§ What is needed: Give the material again in full, matching it exactly.

§ Available data:
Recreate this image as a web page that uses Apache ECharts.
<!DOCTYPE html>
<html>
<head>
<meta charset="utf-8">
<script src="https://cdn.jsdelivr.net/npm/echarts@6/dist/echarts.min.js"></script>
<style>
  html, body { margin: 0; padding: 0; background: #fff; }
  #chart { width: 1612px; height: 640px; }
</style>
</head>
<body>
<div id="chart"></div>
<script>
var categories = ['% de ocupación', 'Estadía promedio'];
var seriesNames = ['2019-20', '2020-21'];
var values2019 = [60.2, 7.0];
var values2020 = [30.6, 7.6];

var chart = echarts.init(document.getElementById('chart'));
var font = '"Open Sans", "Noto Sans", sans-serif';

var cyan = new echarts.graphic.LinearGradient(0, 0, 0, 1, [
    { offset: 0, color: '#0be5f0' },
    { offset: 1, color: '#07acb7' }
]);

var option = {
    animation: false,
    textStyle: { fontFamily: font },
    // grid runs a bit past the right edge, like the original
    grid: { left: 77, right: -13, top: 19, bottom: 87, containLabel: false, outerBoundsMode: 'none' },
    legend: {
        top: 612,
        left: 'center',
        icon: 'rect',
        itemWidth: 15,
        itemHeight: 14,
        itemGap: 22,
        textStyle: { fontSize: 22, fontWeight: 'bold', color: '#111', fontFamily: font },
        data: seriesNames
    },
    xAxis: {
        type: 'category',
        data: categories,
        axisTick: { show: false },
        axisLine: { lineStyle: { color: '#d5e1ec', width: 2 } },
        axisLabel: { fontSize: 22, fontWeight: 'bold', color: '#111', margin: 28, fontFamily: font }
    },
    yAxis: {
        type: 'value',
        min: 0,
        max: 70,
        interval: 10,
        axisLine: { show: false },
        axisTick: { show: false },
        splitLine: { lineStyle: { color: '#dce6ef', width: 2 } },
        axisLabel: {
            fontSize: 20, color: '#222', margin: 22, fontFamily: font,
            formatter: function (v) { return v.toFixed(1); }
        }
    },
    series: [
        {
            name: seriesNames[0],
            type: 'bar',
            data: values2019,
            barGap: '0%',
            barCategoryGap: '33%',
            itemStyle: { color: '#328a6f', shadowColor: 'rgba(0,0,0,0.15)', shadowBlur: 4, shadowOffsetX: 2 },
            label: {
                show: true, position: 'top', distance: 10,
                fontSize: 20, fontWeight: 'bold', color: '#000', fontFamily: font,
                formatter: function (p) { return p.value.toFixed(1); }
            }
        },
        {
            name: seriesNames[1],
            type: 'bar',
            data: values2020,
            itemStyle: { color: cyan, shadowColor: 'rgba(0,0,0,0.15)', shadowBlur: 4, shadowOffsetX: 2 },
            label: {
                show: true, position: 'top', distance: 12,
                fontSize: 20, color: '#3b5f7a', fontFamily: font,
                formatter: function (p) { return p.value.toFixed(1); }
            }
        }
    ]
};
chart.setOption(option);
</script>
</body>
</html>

§ Task output:
Recreate this image as a web page that uses Apache ECharts.
<!DOCTYPE html>
<html>
<head>
<meta charset="utf-8">
<script src="https://cdn.jsdelivr.net/npm/echarts@6/dist/echarts.min.js"></script>
<style>
  html, body { margin: 0; padding: 0; background: #fff; }
  #chart { width: 1612px; height: 640px; }
</style>
</head>
<body>
<div id="chart"></div>
<script>
var categories = ['% de ocupación', 'Estadía promedio'];
var seriesNames = ['2019-20', '2020-21'];
var values2019 = [60.2, 7.0];
var values2020 = [30.6, 7.6];

var chart = echarts.init(document.getElementById('chart'));
var font = '"Open Sans", "Noto Sans", sans-serif';

var cyan = new echarts.graphic.LinearGradient(0, 0, 0, 1, [
    { offset: 0, color: '#0be5f0' },
    { offset: 1, color: '#07acb7' }
]);

var option = {
    animation: false,
    textStyle: { fontFamily: font },
    // grid runs a bit past the right edge, like the original
    grid: { left: 77, right: -13, top: 19, bottom: 87, containLabel: false, outerBoundsMode: 'none' },
    legend: {
        top: 612,
        left: 'center',
        icon: 'rect',
        itemWidth: 15,
        itemHeight: 14,
        itemGap: 22,
        textStyle: { fontSize: 22, fontWeight: 'bold', color: '#111', fontFamily: font },
        data: seriesNames
    },
    xAxis: {
        type: 'category',
        data: categories,
        axisTick: { show: false },
        axisLine: { lineStyle: { color: '#d5e1ec', width: 2 } },
        axisLabel: { fontSize: 22, fontWeight: 'bold', color: '#111', margin: 28, fontFamily: font }
    },
    yAxis: {
        type: 'value',
        min: 0,
        max: 70,
        interval: 10,
        axisLine: { show: false },
        axisTick: { show: false },
        splitLine: { lineStyle: { color: '#dce6ef', width: 2 } },
        axisLabel: {
            fontSize: 20, color: '#222', margin: 22, fontFamily: font,
            formatter: function (v) { return v.toFixed(1); }
        }
    },
    series: [
        {
            name: seriesNames[0],
            type: 'bar',
            data: values2019,
            barGap: '0%',
            barCategoryGap: '33%',
            itemStyle: { color: '#328a6f', shadowColor: 'rgba(0,0,0,0.15)', shadowBlur: 4, shadowOffsetX: 2 },
            label: {
                show: true, position: 'top', distance: 10,
                fontSize: 20, fontWeight: 'bold', color: '#000', fontFamily: font,
                formatter: function (p) { return p.value.toFixed(1); }
            }
        },
        {
            name: seriesNames[1],
            type: 'bar',
            data: values2020,
            itemStyle: { color: cyan, shadowColor: 'rgba(0,0,0,0.15)', shadowBlur: 4, shadowOffsetX: 2 },
            label: {
                show: true, position: 'top', distance: 12,
                fontSize: 20, color: '#3b5f7a', fontFamily: font,
                formatter: function (p) { return p.value.toFixed(1); }
            }
        }
    ]
};
chart.setOption(option);
</script>
</body>
</html>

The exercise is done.